The social fabric of this society is stretched tauter than any time in a decade. Even with people being killed in gasoline lines and gunshots ripping through truck cabs, of course, we are still a long way from, say, 1968, with slums aflame and campuses everywhere erupting. American society survived that and will survive this. The difference is that the disruptions of the 1960s really did have roots deep in the culture. The long hot summer of 1979 is entirely needless, even silly.
The gasoline lines, with their inconveniences and distempers, could be abolished overnight, literally with the stroke of a pen. President Carter need only exercise his authority to lift price controls from gasoline, which would also abolish the Department of Energy system of allocating gasoline supplies.
Once dealers were free to bid against each other for available supplies, the price mechanism would automatically direct supplies into any locality where heavy demand suddenly erupted. Learning that gasoline will be expensive but at least available, motorists will stop topping off tanks. The problem of lines will go away.
By now, of course, the big trucking companies have grown comfortable with the ICC, acquiring a vested interest in its denials of entry that limit competition. (The big oil companies are well along the same route with DOE.) So while the truckers have your attention, they are also opposing truck deregulation efforts being led by President Carter and Senator Kennedy.
The President and the Senator are right. Open price competition not only makes the best use of the nation’s economic resources, it also avoids the kind of social disruption that results when the allocation of diesel fuel has to be decided in a political joust between truckers and farmers.

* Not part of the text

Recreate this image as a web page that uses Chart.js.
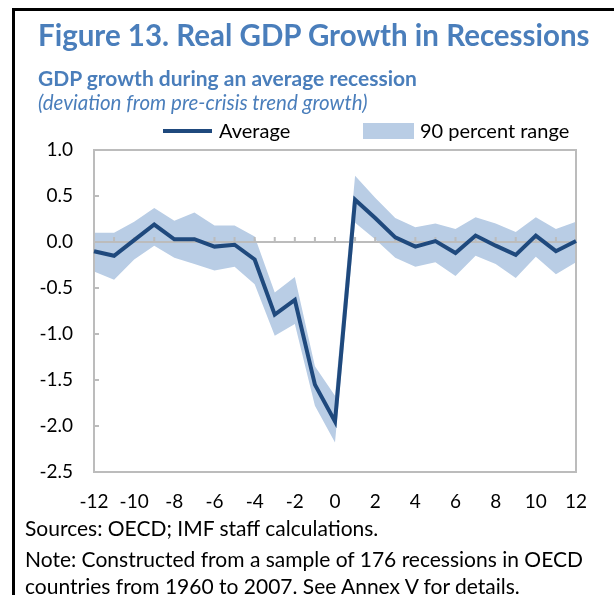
<!doctype html>
<html lang="en">

<head>
  <meta charset="utf-8">
  <title>Figure 13. Real GDP Growth in Recessions</title>
  <script src="https://cdn.jsdelivr.net/npm/chart.js"></script>
  <style>
    body { margin: 0; background: #fff; font-family: Lato, sans-serif; }
    .page { position: relative; width: 614px; height: 595px; overflow: hidden; }
    .page canvas { position: absolute; left: 0; top: 0; }
    .frame { position: absolute; left: 12px; top: 8px; right: 0; bottom: 0;
      border-left: 3px solid #000; border-top: 3px solid #000; }
    .txt { position: absolute; white-space: nowrap; line-height: 1; }
    .title { left: 38px; top: 20px; font-size: 29.5px; font-weight: bold; color: #4a7ebb; }
    .sub { left: 38px; top: 67px; font-size: 21px; font-weight: bold; color: #4a7ebb; }
    .unit { left: 38px; top: 92px; font-size: 20.5px; font-style: italic; color: #4a7ebb; }
    .legend { font-size: 20px; color: #000; top: 120px; }
    .key-line { position: absolute; left: 163px; top: 129px; width: 49px; height: 4px; background: #1f497d; }
    .key-box { position: absolute; left: 363px; top: 123px; width: 51px; height: 16px; background: #b9cde5; }
    .note { left: 25px; font-size: 21px; color: #000; }
  </style>
</head>

<body>
  <div class="page">
    <canvas id="gdp-chart" width="614" height="595"></canvas>
    <div class="frame"></div>
    <div class="txt title">Figure 13. Real GDP Growth in Recessions</div>
    <div class="txt sub">GDP growth during an average recession</div>
    <div class="txt unit">(deviation from pre-crisis trend growth)</div>
    <div class="key-line"></div>
    <div class="txt legend" style="left:219px">Average</div>
    <div class="key-box"></div>
    <div class="txt legend" style="left:420px">90 percent range</div>
    <div class="txt note" style="top:517px">Sources: OECD; IMF staff calculations.</div>
    <div class="txt note" style="top:548px">Note: Constructed from a sample of 176 recessions in OECD</div>
    <div class="txt note" style="top:575px">countries from 1960 to 2007. See Annex V for details.</div>
  </div>

  <script>
    // quarters relative to the start of the recession
    const quarters = [-12, -11, -10, -9, -8, -7, -6, -5, -4, -3, -2, -1, 0,
      1, 2, 3, 4, 5, 6, 7, 8, 9, 10, 11, 12];

    const average = [-0.10, -0.15, 0.02, 0.19, 0.03, 0.03, -0.05, -0.03, -0.19, -0.79, -0.63, -1.55, -1.95,
      0.46, 0.26, 0.05, -0.05, 0.01, -0.12, 0.07, -0.04, -0.14, 0.07, -0.10, 0.01];

    const rangeHigh = [0.10, 0.10, 0.22, 0.37, 0.23, 0.32, 0.18, 0.18, 0.06, -0.55, -0.38, -1.35, -1.67,
      0.72, 0.48, 0.26, 0.16, 0.20, 0.14, 0.27, 0.20, 0.11, 0.27, 0.14, 0.22];

    const rangeLow = [-0.32, -0.41, -0.19, -0.04, -0.17, -0.24, -0.31, -0.27, -0.46, -1.02, -0.89, -1.78, -2.18,
      0.21, 0.03, -0.17, -0.27, -0.22, -0.37, -0.15, -0.24, -0.39, -0.16, -0.35, -0.22];

    const axisGrey = '#bcbcbc';

    // plot border, y tick marks and the zero line with its quarter ticks,
    // drawn once the band is filled but before the average line
    const axesPlugin = {
      id: 'axesPlugin',
      afterDatasetDraw(chart, args) {
        if (args.index !== 1) return;
        const { ctx, chartArea: a, scales: { x, y } } = chart;
        const y0 = y.getPixelForValue(0);
        ctx.save();
        ctx.strokeStyle = axisGrey;
        ctx.lineWidth = 2;
        ctx.strokeRect(a.left, a.top, a.right - a.left, a.bottom - a.top);
        ctx.beginPath();
        ctx.moveTo(a.left, y0);
        ctx.lineTo(a.right, y0);
        x.ticks.forEach((t, i) => {
          const px = x.getPixelForTick(i);
          ctx.moveTo(px, y0);
          ctx.lineTo(px, y0 - 5);
        });
        y.ticks.forEach((t, i) => {
          const py = y.getPixelForTick(i);
          ctx.moveTo(a.left, py);
          ctx.lineTo(a.left + 5, py);
        });
        ctx.stroke();
        ctx.restore();
      }
    };

    // datasets are drawn last-to-first, so the average goes first to end up on top
    new Chart(document.getElementById('gdp-chart'), {
      type: 'line',
      data: {
        labels: quarters,
        datasets: [
          {
            data: average,
            borderColor: '#1f497d',
            borderWidth: 4,
            pointRadius: 0,
            borderJoinStyle: 'miter',
            fill: false
          },
          {
            data: rangeHigh,
            borderWidth: 0,
            pointRadius: 0,
            backgroundColor: '#b9cde5',
            fill: '+1'
          },
          {
            data: rangeLow,
            borderWidth: 0,
            pointRadius: 0,
            fill: false
          }
        ]
      },
      options: {
        responsive: false,
        animation: false,
        layout: {
          padding: { left: 0, top: 150, right: 38, bottom: 0 }
        },
        scales: {
          x: {
            grid: { display: false },
            border: { display: false },
            afterFit: (scale) => { scale.height = 123; },
            ticks: {
              autoSkip: false,
              maxRotation: 0,
              padding: 10,
              color: '#000',
              font: { family: 'Lato', size: 19 },
              callback: function (value, index) {
                return index % 2 == 0 ? this.getLabelForValue(value) : '';
              }
            }
          },
          y: {
            min: -2.5,
            max: 1.0,
            grid: { display: false },
            border: { display: false },
            afterFit: (scale) => { scale.width = 94; },
            ticks: {
              stepSize: 0.5,
              padding: 13,
              color: '#000',
              font: { family: 'Lato', size: 19 },
              callback: (value) => value.toFixed(1)
            }
          }
        },
        plugins: {
          legend: { display: false },
          tooltip: { enabled: false }
        }
      },
      plugins: [axesPlugin]
    });
  </script>
</body>

</html>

Classical economists used to list among the virtues of the price mechanism that it avoided social strife. It did not set group against group, they taught. In our lifetime, we have protected the poor with income transfers to insure a minimum standard of living, but we have generally allowed prices to allocate goods among different end uses. It has worked so smoothly we did not understand what the classical economists meant; today we see. In addition to its economic virtues, the price mechanism is a vital buffer of civility.